Na quinta-feira (25), dia seguinte às derrotas impostas pelos parlamentares ao governo federal, líderes do Congresso receberam um manifesto assinado por 790 entidades da sociedade civil, condenando o substitutivo para a Medida Provisória 1.154, aprovada pela Comissão Mista. Entre as centenas de adesões, estão ONGs que trabalham com meio ambiente e clima, representações indígenas, movimentos sociais, sociedades científicas, organizações corporativas e entidades do setor privado. O manifesto chama as alterações de “esquartejamento do meio ambiente” e convoca deputados e senadores a reverterem em plenário os retrocessos aprovados.

O documento aponta as alterações a serem feitas para corrigir os efeitos “devastadores” das mudanças no Ministério do Meio Ambiente e Mudança do Clima (MMA) e no Ministério dos Povos Indígenas (MPI).

Essencialmente, as entidades concentram em quatro os pontos para voltar à redação original da MP: a gestão do Cadastro Ambiental Rural (CAR) pelo MMA; a coordenação pela pasta do Meio Ambiente do Sistema Nacional de Gestão de Recursos Hídricos (SIGRH) e da Agência Nacional de Águas e Saneamento Básico (ANA); a manutenção do poder do MMA relativo aos sistemas de informações sobre os serviços públicos de saneamento básico, gestão de resíduos sólidos e gerenciamento de recursos hídricos; e a competência do MPI para demarcação de Terras Indígenas.

“Votar a favor desses equívocos significa apoiar a diminuição da capacidade de o Brasil combater o desmatamento, principal fonte nacional de emissões de Gases de Efeito Estufa, de assegurar o equilíbrio no uso múltiplo das águas e de garantir a efetividade dos direitos constitucionais dos povos indígenas e a tutela dos direitos humanos.
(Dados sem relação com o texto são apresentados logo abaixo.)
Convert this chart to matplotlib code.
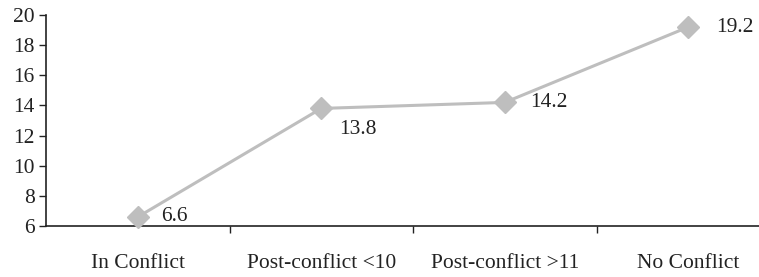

Não há qualquer razão administrativa que justifique o esquartejamento do MMA e a redução de poder do MPI”, destaca trecho do manifesto.

“Se não conseguirmos conter o desmatamento de forma rápida e eficaz, corremos o risco de sofrer graves consequências no curto prazo, como a redução das chuvas e o aumento de eventos extremos, bem como prejuízos ao comércio internacional e sobre a busca de recursos externos para financiamento das políticas socioambientais”, afirma o documento.

As entidades signatárias do manifesto enfatizam que as mudanças promovidas pela Comissão Mista do Congresso irão impulsionar a degradação ambiental no País, o que afetará o próprio futuro da economia, incluindo o agronegócio brasileiro, bem como dificultará a manutenção e cumprimento de compromissos climáticos do Brasil e dos direitos humanos.

“É importante ressaltar sempre que a crise climática é injusta e atinge com mais violência as comunidades tradicionais, população negra, quilombola e periférica. Não é de interesse de ninguém que esses erros prosperem. Contamos com o bom senso e o compromisso público dos deputados e senadores para reverter esses problemas”, completa o documento que tenta reverter as alterações feitas e que expõem a difícil situação do governo federal na correlação de forças no Congresso.